Seema is escorted back to Hyderabad Jail. During the journey, she once again escapes, leaving Tejas handcuffed to his steering wheel, disappearing into uncertainty.

==Cast==
- Madhuri Dixit as Seema Deshpande/Zeenat Fatima (fake)
  - Khushi Hajare as young Seema
- Priyanshu Chatterjee as Arun Khatri
- Siddharth Chandekar as Tejas Phadke
- Diksha Juneja as Tanvi
- Pradeep Welankar as Dinanath
- Nimisha Nair as Divya
- Kavin Dave as Hosh
- Shivraj Walvekar as DGP Bhushan Nagre
- Kenneth Desai as Jehan Daruwala
- Sulakshana Joglekar as Pallavi Sonawane

==Release==
The series premiered on JioHotstar on 19 December 2025.

==Reception==

Shreyas Pande of The Hindu observed that "the show unfolds with a deliberate dryness that often feels too convenient and uninventive"
Nandini Ramnath of Scroll.in stated that "The six-episode series has enough contrivances to keep the pot simmering. Arun isn’t the only one who treats Seema like an angel, rather than an emissary of death. The show is disinterested in learning more than is necessary about Seema, just so that the plot may be nudged forward."
Ronak Kotecha of The Times of India rated it 3/5 stars and said that "Mrs Deshpande often feels familiar and occasionally over-explanatory, yet Kukunoor maintains a firm grip on suspense, holding back key revelations until the very end."
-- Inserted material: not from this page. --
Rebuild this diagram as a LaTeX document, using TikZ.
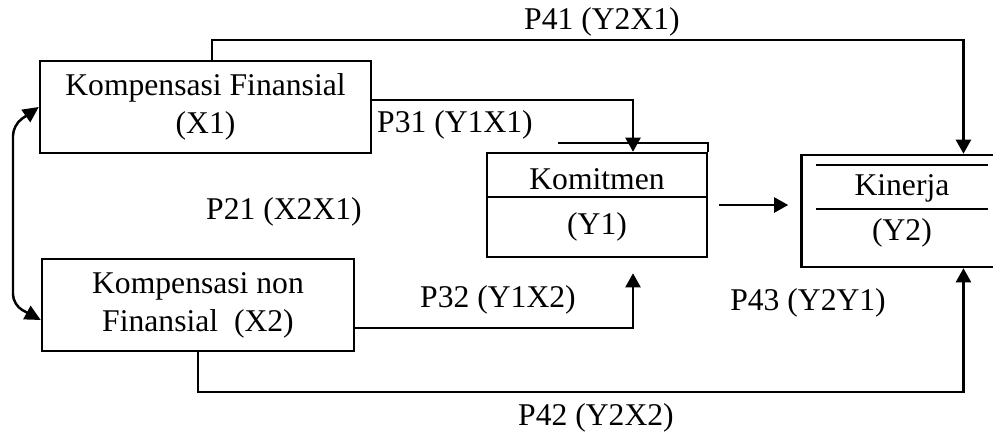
\documentclass[tikz,border=0pt]{standalone}
\usepackage{fontspec}
\setmainfont{Liberation Serif}
\usetikzlibrary{arrows.meta, positioning, calc}
\tikzset{
  % Box styles
  varbox/.style={rectangle, draw=black, line width=1.4pt, inner sep=2pt, font=\fontsize{18}{21.5}\selectfont, align=center},
  % Label styles
  pathlabel/.style={font=\fontsize{18}{21.5}\selectfont, inner sep=1pt},
  % Arrow styles
  arrow/.style={-{Triangle[length=8pt,width=8.5pt]}, line width=1.4pt},
  dblarrow/.style={{Triangle[length=9pt,width=8.5pt]}-{Triangle[length=9pt,width=8.5pt]}, line width=1.4pt, rounded corners=6pt},
  divider/.style={line width=1.4pt}
}

\begin{document}
\begin{tikzpicture}
  \useasboundingbox (0,0) rectangle (19.86,-8.74);

  % Variable boxes
  \node[varbox, minimum width=6.62cm, minimum height=1.84cm] (X1) at (4.11,-2.14) {Kompensasi Finansial\\(X1)};
  \node[varbox, minimum width=6.24cm, minimum height=1.84cm] (X2) at (3.96,-6.10) {Kompensasi non\\Finansial\ \ (X2)};
  \node[varbox, minimum width=4.4cm, minimum height=2.08cm] (Y1) at (11.94,-4.10) {Komitmen\\[4.5pt](Y1)};
  \node[varbox, minimum width=4.02cm, minimum height=2.24cm, right=1.84cm of Y1, yshift=-0.12cm] (Y2) {Kinerja\\[4.5pt](Y2)};

  % Inner lines of the boxes
  \draw[divider] ($(Y1.north west)+(0,-0.9)$) -- ($(Y1.north east)+(0,-0.9)$);
  \draw[divider] ($(Y1.north east)+(-3.0,0.18)$) -- ($(Y1.north east)+(0,0.18)$) -- (Y1.north east);
  \draw[divider] ($(Y2.north west)+(0.32,-0.22)$) -- ++(3.44,0);
  \draw[divider] ($(Y2.north west)+(0.32,-1.10)$) -- ++(3.44,0);

  % Path labels
  \node[pathlabel] (l41) at (12.04,-0.44) {P41 (Y2X1)};
  \node[pathlabel] (l31) at (9.10,-2.50) {P31 (Y1X1)};
  \node[pathlabel] (l21) at (5.68,-4.24) {P21 (X2X1)};
  \node[pathlabel] (l32) at (9.96,-6.00) {P32 (Y1X2)};
  \node[pathlabel] (l43) at (16.16,-6.06) {P43 (Y2Y1)};
  \node[pathlabel] (l42) at (11.92,-8.36) {P42 (Y2X2)};

  % Arrows
  \draw[dblarrow] (X1.west) -- (0.26,-2.5) -- (0.26,-6.1) -- ($(X2.west)+(0,-0.3)$);
  \draw[arrow] ($(X1.north)+(0.13,0)$) -- ++(0,0.4) -| ($(Y2.north)+(1.23,0)$);
  \draw[arrow] ($(X1.east)+(0,0.14)$) -| ($(Y1.north)+(0.72,0)$);
  \draw[arrow, shorten <=0.22cm, shorten >=0.24cm] (Y1.east) -- (Y1.east -| Y2.west);
  \draw[arrow, shorten >=0.3cm] ($(X2.east)+(0,-0.46)$) -| ($(Y1.south)+(0.72,0)$);
  \draw[arrow] (X2.south) -- ++(0,-0.8) -| ($(Y2.south)+(1.23,0)$);
\end{tikzpicture}
\end{document}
Rahul Desai of The Hollywood Reporter India commented that "Madhuri Dixit stars in a stagey crime thriller that unfolds in a hurry and its a missed opportunity.
Deepa Gahlot of Rediff.com gave 2.5 stars out of 5 and said that "By not turning Mrs Deshpande into a monster like the notorious Hannibal Lecter, the show may have reduced the chills. Still, it's an efficiently made crime show, which depends on the stardom of Madhuri Dixit."
Aishwarya Vasudevan of OTT Play also rated it 2.5/5 stars and commented that "Madhuri Dixit shines as a serial killer in this gritty thriller. While her performance is powerful, slow pacing and a stretched narrative hinder the impact. A decent but flawed weekend watch."
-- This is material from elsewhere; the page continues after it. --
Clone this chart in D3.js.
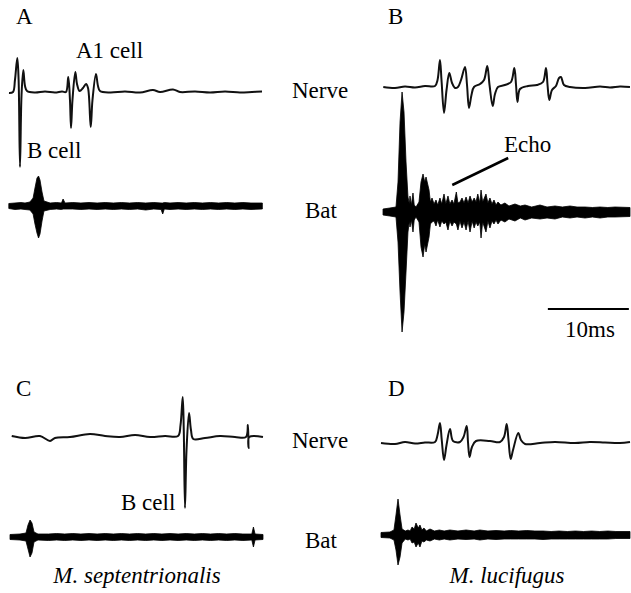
<!DOCTYPE html>
<html>
<head>
<meta charset="utf-8">
<script src="https://cdn.jsdelivr.net/npm/d3@7/dist/d3.min.js"></script>
<style>
  body { margin: 0; background: #fff; }
</style>
</head>
<body>
<div id="fig"></div>
<script>
// 1: DATA (time in ms, amplitude in trace units, + is up)
// nerve traces: [ms, amplitude]
const nerveA = [[0.12,-1],[0.62,0],[0.86,12],[1.15,34],[1.31,12],[1.48,-75],[1.67,-3],[1.89,22],[2.1,6],[2.35,1],
  [3.33,-0.5],[4.57,0.5],[5.8,-0.5],[6.67,0.5],[7.16,0],[7.44,15],[7.65,-8],[7.78,-36],[7.96,-8],[8.31,20],[8.52,8],
  [8.83,1],[9.26,4],[9.63,8],[9.88,4],[10.21,-35],[10.43,-8],[10.86,18],[11.11,6],[11.36,1],
  [12.6,-0.5],[14.44,0.5],[16.3,-0.5],[17.9,2],[18.77,0],[20.37,2.5],[21.23,0],[23.1,0.5],[24.94,-0.5],
  [26.8,0.5],[28.64,-0.5],[30.12,0],[31.36,0.5]];

const nerveB = [[0.28,0],[1.73,-1],[2.96,0.5],[4.2,-0.5],[5.43,1],[6.67,1],[6.98,7],[7.28,27],[7.47,7],[7.78,-26],
  [8.09,-3],[8.43,14],[8.77,4],[9.14,-1],[9.5,0],[9.88,7],[10.37,20],[10.62,2],[10.86,-21],[11.17,-8],[11.48,0],
  [12.22,3],[12.72,7],[13.12,21],[13.4,2],[13.79,-19],[14.07,-7],[14.44,0],[15.3,2],[16.05,5],[16.46,19],[16.67,2],
  [16.85,-15],[17.16,-2],[18.15,1],[19.26,2],[20.0,5],[20.37,19],[20.56,2],[20.78,-13],[21.11,-3],[21.6,1],
  [21.98,9],[22.22,10],[22.59,2],[23.33,0],[25.19,-1],[27.04,0.5],[28.27,-0.5],[29.5,0.5],[30.74,0]];

const nerveC = [[0.46,1],[2.1,-1],[3.95,1],[5.19,-4],[5.8,-1],[7.65,0],[10.12,3],[11.98,1],[13.83,0],[15.68,2],
  [17.53,0],[19.38,1],[20.99,1],[21.3,12],[21.57,40],[21.7,7],[21.85,-71],[22.04,-13],[22.35,24],[22.59,7],
  [22.88,-2],[24.32,-1],[26.17,1],[28.02,0],[29.38,0],[29.62,12],[29.7,-11],[29.78,0],[31.48,0]];

const nerveD = [[0,0],[1.73,-1],[2.96,1],[4.2,-0.5],[5.43,0.5],[6.67,1],[6.98,8],[7.28,20],[7.5,3],[7.78,-17],
  [8.09,-2],[8.52,14],[8.89,2],[9.75,1],[10.19,6],[10.58,17],[10.74,1],[10.93,-14],[11.23,-4],[11.73,2],
  [13.46,2],[14.69,1],[15.19,6],[15.52,19],[15.74,3],[16.01,-16],[16.3,-7],[16.95,10],[17.28,3],[17.78,-1],
  [19.63,0],[21.48,1],[23.95,0],[25.8,1],[27.65,0.5],[29.5,0],[30.74,1]];

// bat microphone traces: [ms, upper envelope, lower envelope]
const batA = [[0.1,2.5,2.5],[0.86,3,3.5],[1.6,3.5,3],[2.1,3,3.5],[2.7,4,4],[3.1,8,8],[3.33,18,18],[3.58,28,27],
  [3.77,30,32],[3.95,26,28],[4.2,14,15],[4.44,5,5],[5.2,3,3.5],[6,3.5,3],[6.6,3,3.5],[6.8,7,3],[7.04,3,3],
  [8,3.5,3],[9,3,3.5],[10,3.5,3],[11,3,3.5],[12,3.5,3],[13,3,3.5],[14,3.5,3],[15,3,3.5],[16,3.5,3],[17,3,4],
  [18,3.5,3],[18.9,3,3.5],[19.1,3,8],[19.3,3.5,3],[20,3,3.5],[21,3.5,3],[22,3,3.5],[23,3.5,3],[24,3,3.5],
  [25,3.5,3],[26,3,3.5],[27,3.5,3],[28,3,3.5],[29,3.5,3],[30,3,3.5],[31.4,3,3]];

const batB = [[0.25,3,3],[1.1,4,4],[1.85,5,5],[2.1,30,30],[2.35,90,80],[2.6,120,120],[2.84,100,100],[3.09,50,60],
  [3.33,15,20],[3.5,8,9],[3.58,16,15],[3.75,7,8],[3.95,19,20],[4.1,7,8],[4.32,5,5],[4.69,10,10],[4.94,30,35],
  [5.19,38,45],[5.4,30,32],[5.56,35,40],[5.93,22,25],[6.1,10,12],[6.3,14,10],[6.55,8,9],[6.79,12,14],
  [7.0,7,8],[7.28,14,15],[7.5,8,9],[7.78,18,12],[8.0,8,10],[8.27,16,18],[8.5,8,9],[8.77,12,14],[9.0,8,10],
  [9.3,20,12],[9.5,9,18],[9.75,10,9],[10.0,14,16],[10.25,9,10],[10.5,15,18],[10.75,9,9],[10.99,16,20],
  [11.25,10,9],[11.5,14,16],[11.73,10,10],[11.95,18,14],[12.2,9,10],[12.35,22,26],[12.55,10,10],
  [12.96,18,20],[13.2,9,9],[13.45,14,16],[13.7,8,9],[13.95,12,12],[14.2,7,8],[14.44,10,12],[14.8,7,8],
  [15.3,9,10],[15.8,6,7],[16.54,8,9],[17.2,6,6],[17.78,7,8],[18.6,5,6],[19.63,7,7],[20.5,5,6],[21.48,6,7],
  [22.4,5,5],[23.33,6,6],[24.2,5,5],[25.19,5,6],[26.1,4.5,5],[27.04,5,6],[28,4.5,5],[28.89,5,5],[30.74,4.5,4.5]];

const batC = [[0.25,2.5,2.5],[1.48,3,3],[2.22,4,4],[2.47,12,12],[2.72,17,20],[2.96,14,16],[3.21,5,5],[3.7,3,3],
  [5,3,3.5],[6,3.5,3],[7,3,3.5],[8,3.5,3],[9,3,3.5],[10,3.5,3],[11,3,3.5],[12,3.5,3],[13,3,3.5],[14,3.5,3],
  [15,3,3.5],[16,3.5,3],[17,3,3.5],[18,3.5,3],[19,3,3.5],[20,3.5,3],[21,3,3.5],[22,3.5,3],[23,3,3.5],
  [24,3.5,3],[25,3,3.5],[26,3.5,3],[27,3,3.5],[28,3.5,3],[29,3,3.5],[30.1,3,3],[30.3,10,10],[30.5,3,3],
  [31.48,2.5,2.5]];

const batD = [[0,2.5,2.5],[1.1,3,3],[1.6,5,5],[1.85,20,15],[2.1,36,30],[2.35,20,22],[2.6,6,8],[3.0,4,4],
  [3.33,5,5],[3.6,4,4],[3.83,8,8],[4.1,6,7],[4.32,12,12],[4.6,7,8],[4.81,10,12],[5.05,5,6],[5.3,7,7],
  [5.6,4,5],[6.05,6,6],[6.6,4,4],[7.2,5,5],[7.8,4,4],[8.5,5,5],[9.5,4,4],[10.5,5,4.5],[11.5,4,4],
  [12.2,5,5],[13.2,4,4],[14.2,4.5,4.5],[15.2,4,4],[16,4.5,4],[17,4,4],[18,4.5,4],[19,4,4],[20,4,4.5],
  [21,3.5,4],[22,4,4],[23,3.5,4],[24,4,4],[25,3.5,4],[26,4,4],[27,3.5,4],[28,4,4],[29,3.5,3.5],[30.74,3.5,3.5]];

const scaleBarMs = [20.6, 30.6];   // 10 ms scale bar, panel B time axis
const echoPointer = [[8.8, 27], [15.7, 54]]; // [ms, amplitude] on the B bat trace

// 2: LAYOUT
const W = 631, H = 593;
const pxPerMs = 8.1;
const FONT = "'Liberation Serif', 'Times New Roman', Times, serif";
const svg = d3.select("#fig").append("svg").attr("width", W).attr("height", H);

const xLeft = d3.scaleLinear().domain([0, 32]).range([8, 8 + 32 * pxPerMs]);
const xRight = d3.scaleLinear().domain([0, 32]).range([381, 381 + 32 * pxPerMs]);

const yAt = base => d3.scaleLinear().domain([-150, 150]).range([base + 150, base - 150]);

// 3: DRAW TRACES
function nerve(data, x, base) {
  const y = yAt(base);
  svg.append("path")
    .attr("fill", "none")
    .attr("stroke", "#111")
    .attr("stroke-width", 2)
    .attr("stroke-linejoin", "round")
    .attr("d", d3.line().x(d => x(d[0])).y(d => y(d[1])).curve(d3.curveCatmullRom.alpha(0.5))(data));
}

function bat(data, x, base) {
  const y = yAt(base);
  svg.append("path")
    .attr("fill", "#000")
    .attr("stroke", "#000")
    .attr("stroke-width", 0.8)
    .attr("d", d3.area().x(d => x(d[0])).y0(d => y(-d[2])).y1(d => y(d[1])).curve(d3.curveLinear)(data));
}

nerve(nerveA, xLeft, 92);
bat(batA, xLeft, 206);
nerve(nerveB, xRight, 87);
bat(batB, xRight, 212);
nerve(nerveC, xLeft, 437);
bat(batC, xLeft, 537);
nerve(nerveD, xRight, 443);
bat(batD, xRight, 535);

// echo pointer
const yB = yAt(212);
svg.append("line")
  .attr("x1", xRight(echoPointer[0][0])).attr("y1", yB(echoPointer[0][1]))
  .attr("x2", xRight(echoPointer[1][0])).attr("y2", yB(echoPointer[1][1]))
  .attr("stroke", "#000").attr("stroke-width", 2.5);

// scale bar
svg.append("line")
  .attr("x1", xRight(scaleBarMs[0])).attr("x2", xRight(scaleBarMs[1]))
  .attr("y1", 309).attr("y2", 309)
  .attr("stroke", "#000").attr("stroke-width", 2);

// 4: LABELS
const labels = [
  { t: "A", x: 16, y: 24 }, { t: "B", x: 388, y: 24 },
  { t: "C", x: 16, y: 396 }, { t: "D", x: 388, y: 396 },
  { t: "A1 cell", x: 76, y: 58 }, { t: "B cell", x: 27, y: 158 },
  { t: "Nerve", x: 292, y: 98 }, { t: "Bat", x: 305, y: 218 },
  { t: "Echo", x: 504, y: 152 },
  { t: "10ms", x: 565, y: 337 },
  { t: "Nerve", x: 292, y: 448 }, { t: "Bat", x: 305, y: 548 },
  { t: "B cell", x: 121, y: 510 }
];

svg.selectAll(".lbl")
  .data(labels)
  .enter()
  .append("text")
  .attr("class", "lbl")
  .attr("x", d => d.x)
  .attr("y", d => d.y)
  .style("font-family", FONT)
  .style("font-size", "23px")
  .text(d => d.t);

svg.append("text").attr("x", 137).attr("y", 583).attr("text-anchor", "middle")
  .style("font-family", FONT).style("font-size", "23px")
  .style("font-style", "italic").text("M. septentrionalis");
svg.append("text").attr("x", 507).attr("y", 583).attr("text-anchor", "middle")
  .style("font-family", FONT).style("font-size", "23px")
  .style("font-style", "italic").text("M. lucifugus");
</script>
</body>
</html>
Yatamanyu Narain of News 18 gave 4 stars out of 5 and said that "Madhuri Dixit delivers a powerful, chilling performance in Nagesh Kukunoor’s layered psychological crime thriller that grips till the final episode."
Shweta Keshri of India Today rated it 3/5 stars and stated that "the series is engaging, though predictable in parts, and powered by Madhuri Dixit’s haunting performance. Her smile alone is enough to keep viewers on edge."
Vinamra Mathur of Firstpost rated it 2.5/5 stars and said that "Dixit as Deshpande shows not all irons rust. And she will always be a step ahead of many around, both on and off celluloid."